Please print all of the material below, word for word.

RAW DATA:

╭──

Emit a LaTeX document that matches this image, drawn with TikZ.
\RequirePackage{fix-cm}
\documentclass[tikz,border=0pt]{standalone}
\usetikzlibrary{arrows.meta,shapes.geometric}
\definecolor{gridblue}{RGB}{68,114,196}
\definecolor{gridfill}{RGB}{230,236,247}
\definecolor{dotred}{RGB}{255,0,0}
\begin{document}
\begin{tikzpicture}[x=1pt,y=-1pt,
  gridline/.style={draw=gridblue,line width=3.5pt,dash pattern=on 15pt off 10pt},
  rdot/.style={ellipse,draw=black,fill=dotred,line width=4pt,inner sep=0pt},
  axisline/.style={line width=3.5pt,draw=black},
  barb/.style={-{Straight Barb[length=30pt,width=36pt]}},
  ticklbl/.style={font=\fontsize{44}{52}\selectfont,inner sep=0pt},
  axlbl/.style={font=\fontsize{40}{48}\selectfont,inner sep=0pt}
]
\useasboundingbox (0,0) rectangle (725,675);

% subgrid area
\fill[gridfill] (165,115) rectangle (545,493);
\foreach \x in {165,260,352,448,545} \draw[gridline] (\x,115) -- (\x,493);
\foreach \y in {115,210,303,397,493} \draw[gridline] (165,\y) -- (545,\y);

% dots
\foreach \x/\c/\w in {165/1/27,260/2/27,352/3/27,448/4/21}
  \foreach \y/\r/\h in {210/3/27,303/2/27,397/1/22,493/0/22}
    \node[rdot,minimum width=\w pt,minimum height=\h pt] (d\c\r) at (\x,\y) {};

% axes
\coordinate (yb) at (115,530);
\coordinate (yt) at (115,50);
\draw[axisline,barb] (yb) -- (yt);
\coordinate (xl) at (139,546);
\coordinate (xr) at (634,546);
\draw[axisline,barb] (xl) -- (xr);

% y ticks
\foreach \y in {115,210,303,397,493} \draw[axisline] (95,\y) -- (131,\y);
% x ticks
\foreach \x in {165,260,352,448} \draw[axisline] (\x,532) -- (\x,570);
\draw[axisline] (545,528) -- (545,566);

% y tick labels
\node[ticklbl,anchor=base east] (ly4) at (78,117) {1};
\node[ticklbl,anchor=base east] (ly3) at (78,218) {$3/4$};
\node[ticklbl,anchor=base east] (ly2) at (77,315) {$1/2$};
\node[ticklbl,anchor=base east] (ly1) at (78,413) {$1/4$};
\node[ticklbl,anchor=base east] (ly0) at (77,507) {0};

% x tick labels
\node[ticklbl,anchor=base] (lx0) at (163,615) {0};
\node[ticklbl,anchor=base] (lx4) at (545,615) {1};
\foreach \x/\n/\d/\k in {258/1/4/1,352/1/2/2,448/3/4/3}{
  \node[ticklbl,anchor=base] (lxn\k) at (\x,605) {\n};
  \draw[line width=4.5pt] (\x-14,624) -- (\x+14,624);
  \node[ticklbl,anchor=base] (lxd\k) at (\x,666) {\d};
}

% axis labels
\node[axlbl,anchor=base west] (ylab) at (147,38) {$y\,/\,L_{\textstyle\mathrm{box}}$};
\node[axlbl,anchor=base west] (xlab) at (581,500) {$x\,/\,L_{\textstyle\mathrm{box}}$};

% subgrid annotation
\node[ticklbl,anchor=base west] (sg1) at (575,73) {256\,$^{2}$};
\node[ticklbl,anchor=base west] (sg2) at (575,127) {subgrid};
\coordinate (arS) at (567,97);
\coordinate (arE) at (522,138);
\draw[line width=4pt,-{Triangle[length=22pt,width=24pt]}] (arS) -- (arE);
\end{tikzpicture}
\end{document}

╰──

ANSWER FOR THIS EXERCISE:
Emit a LaTeX document that matches this image, drawn with TikZ.
\RequirePackage{fix-cm}
\documentclass[tikz,border=0pt]{standalone}
\usetikzlibrary{arrows.meta,shapes.geometric}
\definecolor{gridblue}{RGB}{68,114,196}
\definecolor{gridfill}{RGB}{230,236,247}
\definecolor{dotred}{RGB}{255,0,0}
\begin{document}
\begin{tikzpicture}[x=1pt,y=-1pt,
  gridline/.style={draw=gridblue,line width=3.5pt,dash pattern=on 15pt off 10pt},
  rdot/.style={ellipse,draw=black,fill=dotred,line width=4pt,inner sep=0pt},
  axisline/.style={line width=3.5pt,draw=black},
  barb/.style={-{Straight Barb[length=30pt,width=36pt]}},
  ticklbl/.style={font=\fontsize{44}{52}\selectfont,inner sep=0pt},
  axlbl/.style={font=\fontsize{40}{48}\selectfont,inner sep=0pt}
]
\useasboundingbox (0,0) rectangle (725,675);

% subgrid area
\fill[gridfill] (165,115) rectangle (545,493);
\foreach \x in {165,260,352,448,545} \draw[gridline] (\x,115) -- (\x,493);
\foreach \y in {115,210,303,397,493} \draw[gridline] (165,\y) -- (545,\y);

% dots
\foreach \x/\c/\w in {165/1/27,260/2/27,352/3/27,448/4/21}
  \foreach \y/\r/\h in {210/3/27,303/2/27,397/1/22,493/0/22}
    \node[rdot,minimum width=\w pt,minimum height=\h pt] (d\c\r) at (\x,\y) {};

% axes
\coordinate (yb) at (115,530);
\coordinate (yt) at (115,50);
\draw[axisline,barb] (yb) -- (yt);
\coordinate (xl) at (139,546);
\coordinate (xr) at (634,546);
\draw[axisline,barb] (xl) -- (xr);

% y ticks
\foreach \y in {115,210,303,397,493} \draw[axisline] (95,\y) -- (131,\y);
% x ticks
\foreach \x in {165,260,352,448} \draw[axisline] (\x,532) -- (\x,570);
\draw[axisline] (545,528) -- (545,566);

% y tick labels
\node[ticklbl,anchor=base east] (ly4) at (78,117) {1};
\node[ticklbl,anchor=base east] (ly3) at (78,218) {$3/4$};
\node[ticklbl,anchor=base east] (ly2) at (77,315) {$1/2$};
\node[ticklbl,anchor=base east] (ly1) at (78,413) {$1/4$};
\node[ticklbl,anchor=base east] (ly0) at (77,507) {0};

% x tick labels
\node[ticklbl,anchor=base] (lx0) at (163,615) {0};
\node[ticklbl,anchor=base] (lx4) at (545,615) {1};
\foreach \x/\n/\d/\k in {258/1/4/1,352/1/2/2,448/3/4/3}{
  \node[ticklbl,anchor=base] (lxn\k) at (\x,605) {\n};
  \draw[line width=4.5pt] (\x-14,624) -- (\x+14,624);
  \node[ticklbl,anchor=base] (lxd\k) at (\x,666) {\d};
}

% axis labels
\node[axlbl,anchor=base west] (ylab) at (147,38) {$y\,/\,L_{\textstyle\mathrm{box}}$};
\node[axlbl,anchor=base west] (xlab) at (581,500) {$x\,/\,L_{\textstyle\mathrm{box}}$};

% subgrid annotation
\node[ticklbl,anchor=base west] (sg1) at (575,73) {256\,$^{2}$};
\node[ticklbl,anchor=base west] (sg2) at (575,127) {subgrid};
\coordinate (arS) at (567,97);
\coordinate (arE) at (522,138);
\draw[line width=4pt,-{Triangle[length=22pt,width=24pt]}] (arS) -- (arE);
\end{tikzpicture}
\end{document}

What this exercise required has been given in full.